=== Instruction ===
Sort through the data and copy the lines holding the word "page".

───

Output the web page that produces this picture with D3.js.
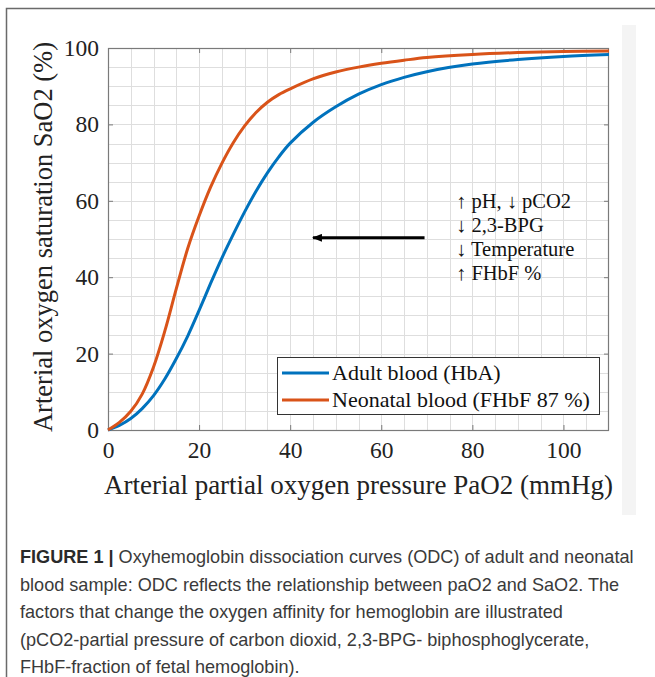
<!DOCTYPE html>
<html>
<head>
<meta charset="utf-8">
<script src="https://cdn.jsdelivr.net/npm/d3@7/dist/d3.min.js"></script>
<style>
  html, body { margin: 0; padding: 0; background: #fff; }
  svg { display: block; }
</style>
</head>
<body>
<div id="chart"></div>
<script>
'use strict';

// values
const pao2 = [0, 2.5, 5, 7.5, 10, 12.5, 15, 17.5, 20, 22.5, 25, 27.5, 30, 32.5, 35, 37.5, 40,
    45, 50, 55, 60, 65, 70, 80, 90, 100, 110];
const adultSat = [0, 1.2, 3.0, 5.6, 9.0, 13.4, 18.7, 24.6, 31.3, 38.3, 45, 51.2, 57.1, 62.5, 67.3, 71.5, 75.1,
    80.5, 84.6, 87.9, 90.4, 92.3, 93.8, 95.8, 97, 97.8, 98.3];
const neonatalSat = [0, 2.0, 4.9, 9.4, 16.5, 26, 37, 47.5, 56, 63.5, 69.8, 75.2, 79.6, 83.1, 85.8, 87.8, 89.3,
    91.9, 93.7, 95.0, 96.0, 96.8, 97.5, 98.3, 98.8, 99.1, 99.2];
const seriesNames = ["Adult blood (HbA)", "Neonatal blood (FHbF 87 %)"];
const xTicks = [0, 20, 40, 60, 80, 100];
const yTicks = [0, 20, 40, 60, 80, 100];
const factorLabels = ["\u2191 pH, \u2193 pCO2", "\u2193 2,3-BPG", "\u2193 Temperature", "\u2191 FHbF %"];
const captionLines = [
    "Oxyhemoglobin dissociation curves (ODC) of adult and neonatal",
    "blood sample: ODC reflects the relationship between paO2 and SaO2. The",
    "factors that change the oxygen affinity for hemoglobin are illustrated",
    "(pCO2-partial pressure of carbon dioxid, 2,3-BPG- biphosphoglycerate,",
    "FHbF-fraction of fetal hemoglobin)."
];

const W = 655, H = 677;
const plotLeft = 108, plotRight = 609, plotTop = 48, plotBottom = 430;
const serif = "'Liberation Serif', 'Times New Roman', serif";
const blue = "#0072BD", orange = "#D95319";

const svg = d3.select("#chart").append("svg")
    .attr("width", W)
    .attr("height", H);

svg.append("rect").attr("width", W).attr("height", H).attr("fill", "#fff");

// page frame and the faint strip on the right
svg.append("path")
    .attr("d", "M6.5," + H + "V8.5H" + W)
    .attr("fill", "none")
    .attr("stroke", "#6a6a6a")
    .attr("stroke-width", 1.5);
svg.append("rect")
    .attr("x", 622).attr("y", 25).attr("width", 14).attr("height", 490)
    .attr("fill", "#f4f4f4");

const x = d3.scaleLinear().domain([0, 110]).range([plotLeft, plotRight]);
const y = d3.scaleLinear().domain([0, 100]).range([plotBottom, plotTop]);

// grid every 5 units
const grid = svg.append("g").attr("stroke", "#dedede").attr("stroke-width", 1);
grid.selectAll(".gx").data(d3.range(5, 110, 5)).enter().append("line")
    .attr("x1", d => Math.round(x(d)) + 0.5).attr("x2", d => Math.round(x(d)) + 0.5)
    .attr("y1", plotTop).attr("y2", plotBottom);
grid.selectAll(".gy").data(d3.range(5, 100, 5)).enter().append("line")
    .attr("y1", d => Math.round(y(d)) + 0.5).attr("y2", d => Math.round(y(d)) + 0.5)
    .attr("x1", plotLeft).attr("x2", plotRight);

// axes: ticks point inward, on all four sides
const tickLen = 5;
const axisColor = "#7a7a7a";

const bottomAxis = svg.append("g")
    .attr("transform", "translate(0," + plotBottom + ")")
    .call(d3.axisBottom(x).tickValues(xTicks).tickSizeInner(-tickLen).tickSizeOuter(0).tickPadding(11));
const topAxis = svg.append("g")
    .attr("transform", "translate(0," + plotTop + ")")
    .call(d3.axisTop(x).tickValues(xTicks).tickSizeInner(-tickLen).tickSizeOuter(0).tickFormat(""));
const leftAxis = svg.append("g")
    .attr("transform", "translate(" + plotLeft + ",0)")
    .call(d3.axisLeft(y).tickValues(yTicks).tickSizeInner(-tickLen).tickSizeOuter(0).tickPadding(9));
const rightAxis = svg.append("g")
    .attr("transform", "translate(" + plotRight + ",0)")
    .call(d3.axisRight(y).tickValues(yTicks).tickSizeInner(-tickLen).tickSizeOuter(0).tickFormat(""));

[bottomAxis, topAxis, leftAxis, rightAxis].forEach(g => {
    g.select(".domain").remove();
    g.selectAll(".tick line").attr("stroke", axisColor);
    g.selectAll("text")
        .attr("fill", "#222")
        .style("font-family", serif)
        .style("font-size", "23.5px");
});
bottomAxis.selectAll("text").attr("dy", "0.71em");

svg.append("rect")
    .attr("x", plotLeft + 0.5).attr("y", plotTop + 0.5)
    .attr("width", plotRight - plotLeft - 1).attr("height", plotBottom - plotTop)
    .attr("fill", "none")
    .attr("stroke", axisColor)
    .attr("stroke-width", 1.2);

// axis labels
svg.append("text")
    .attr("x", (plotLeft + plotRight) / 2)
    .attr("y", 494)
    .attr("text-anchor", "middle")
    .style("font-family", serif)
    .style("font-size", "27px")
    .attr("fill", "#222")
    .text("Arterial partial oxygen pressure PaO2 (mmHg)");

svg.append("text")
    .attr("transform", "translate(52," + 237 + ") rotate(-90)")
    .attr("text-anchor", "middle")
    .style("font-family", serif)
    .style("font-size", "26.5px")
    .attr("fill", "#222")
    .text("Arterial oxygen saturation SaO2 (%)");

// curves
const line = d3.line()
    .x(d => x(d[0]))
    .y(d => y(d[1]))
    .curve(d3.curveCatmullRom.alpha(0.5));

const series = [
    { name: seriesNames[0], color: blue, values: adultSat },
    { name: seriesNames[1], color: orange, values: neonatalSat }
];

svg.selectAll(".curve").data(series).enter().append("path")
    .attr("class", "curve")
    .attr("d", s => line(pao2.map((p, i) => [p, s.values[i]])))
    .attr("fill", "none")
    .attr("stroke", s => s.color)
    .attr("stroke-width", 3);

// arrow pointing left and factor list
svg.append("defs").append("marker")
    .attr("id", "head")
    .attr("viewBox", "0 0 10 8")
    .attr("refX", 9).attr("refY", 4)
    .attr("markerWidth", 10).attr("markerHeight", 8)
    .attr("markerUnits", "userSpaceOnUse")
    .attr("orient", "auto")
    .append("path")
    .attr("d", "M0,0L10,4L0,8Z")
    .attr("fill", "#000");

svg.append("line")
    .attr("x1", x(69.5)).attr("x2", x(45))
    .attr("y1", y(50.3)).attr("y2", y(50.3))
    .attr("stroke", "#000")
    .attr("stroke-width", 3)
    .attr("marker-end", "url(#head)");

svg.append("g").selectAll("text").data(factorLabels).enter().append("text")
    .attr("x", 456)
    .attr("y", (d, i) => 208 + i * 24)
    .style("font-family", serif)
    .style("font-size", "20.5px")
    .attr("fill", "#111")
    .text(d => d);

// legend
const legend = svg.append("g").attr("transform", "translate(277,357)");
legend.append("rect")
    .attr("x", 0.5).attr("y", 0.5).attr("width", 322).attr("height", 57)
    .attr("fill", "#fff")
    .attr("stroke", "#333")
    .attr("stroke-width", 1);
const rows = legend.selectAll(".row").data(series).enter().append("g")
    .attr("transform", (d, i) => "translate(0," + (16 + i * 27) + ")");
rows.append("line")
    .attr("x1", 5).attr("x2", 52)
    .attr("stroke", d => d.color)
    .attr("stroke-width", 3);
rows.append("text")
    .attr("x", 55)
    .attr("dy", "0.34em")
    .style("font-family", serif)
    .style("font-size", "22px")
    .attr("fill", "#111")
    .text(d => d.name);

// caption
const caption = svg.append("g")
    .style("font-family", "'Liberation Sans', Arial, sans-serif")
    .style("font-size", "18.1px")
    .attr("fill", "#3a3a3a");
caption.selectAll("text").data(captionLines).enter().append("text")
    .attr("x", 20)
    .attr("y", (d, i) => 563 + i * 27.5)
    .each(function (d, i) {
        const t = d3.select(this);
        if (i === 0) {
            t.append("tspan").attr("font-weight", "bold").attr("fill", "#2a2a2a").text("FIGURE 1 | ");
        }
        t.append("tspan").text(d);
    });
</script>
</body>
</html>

───

=== Full solution ===
Output the web page that produces this picture with D3.js.
// page frame and the faint strip on the right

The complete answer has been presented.